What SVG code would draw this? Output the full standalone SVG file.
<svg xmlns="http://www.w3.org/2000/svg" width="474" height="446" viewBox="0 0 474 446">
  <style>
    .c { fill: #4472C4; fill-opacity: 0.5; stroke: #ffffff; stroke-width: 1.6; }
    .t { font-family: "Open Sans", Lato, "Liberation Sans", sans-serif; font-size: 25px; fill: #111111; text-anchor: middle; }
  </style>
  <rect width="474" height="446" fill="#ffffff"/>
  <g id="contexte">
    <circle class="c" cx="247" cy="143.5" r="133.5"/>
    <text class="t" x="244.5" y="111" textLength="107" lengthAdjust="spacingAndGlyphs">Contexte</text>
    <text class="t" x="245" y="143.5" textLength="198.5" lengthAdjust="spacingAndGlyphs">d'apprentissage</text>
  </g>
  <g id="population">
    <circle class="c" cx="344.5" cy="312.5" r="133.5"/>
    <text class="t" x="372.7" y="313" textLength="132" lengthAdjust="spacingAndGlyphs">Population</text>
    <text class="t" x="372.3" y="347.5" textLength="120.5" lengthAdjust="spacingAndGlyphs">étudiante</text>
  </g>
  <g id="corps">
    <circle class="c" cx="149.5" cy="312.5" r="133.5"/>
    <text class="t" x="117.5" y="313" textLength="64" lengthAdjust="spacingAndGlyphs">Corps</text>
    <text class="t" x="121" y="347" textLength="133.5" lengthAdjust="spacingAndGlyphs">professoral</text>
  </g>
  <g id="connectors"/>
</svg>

════════

| Exercise instructions |
Transcribe the material exactly as it reads.

| Answer to the task |
What SVG code would draw this? Output the full standalone SVG file.
<svg xmlns="http://www.w3.org/2000/svg" width="474" height="446" viewBox="0 0 474 446">
  <style>
    .c { fill: #4472C4; fill-opacity: 0.5; stroke: #ffffff; stroke-width: 1.6; }
    .t { font-family: "Open Sans", Lato, "Liberation Sans", sans-serif; font-size: 25px; fill: #111111; text-anchor: middle; }
  </style>
  <rect width="474" height="446" fill="#ffffff"/>
  <g id="contexte">
    <circle class="c" cx="247" cy="143.5" r="133.5"/>
    <text class="t" x="244.5" y="111" textLength="107" lengthAdjust="spacingAndGlyphs">Contexte</text>
    <text class="t" x="245" y="143.5" textLength="198.5" lengthAdjust="spacingAndGlyphs">d'apprentissage</text>
  </g>
  <g id="population">
    <circle class="c" cx="344.5" cy="312.5" r="133.5"/>
    <text class="t" x="372.7" y="313" textLength="132" lengthAdjust="spacingAndGlyphs">Population</text>
    <text class="t" x="372.3" y="347.5" textLength="120.5" lengthAdjust="spacingAndGlyphs">étudiante</text>
  </g>
  <g id="corps">
    <circle class="c" cx="149.5" cy="312.5" r="133.5"/>
    <text class="t" x="117.5" y="313" textLength="64" lengthAdjust="spacingAndGlyphs">Corps</text>
    <text class="t" x="121" y="347" textLength="133.5" lengthAdjust="spacingAndGlyphs">professoral</text>
  </g>
  <g id="connectors"/>
</svg>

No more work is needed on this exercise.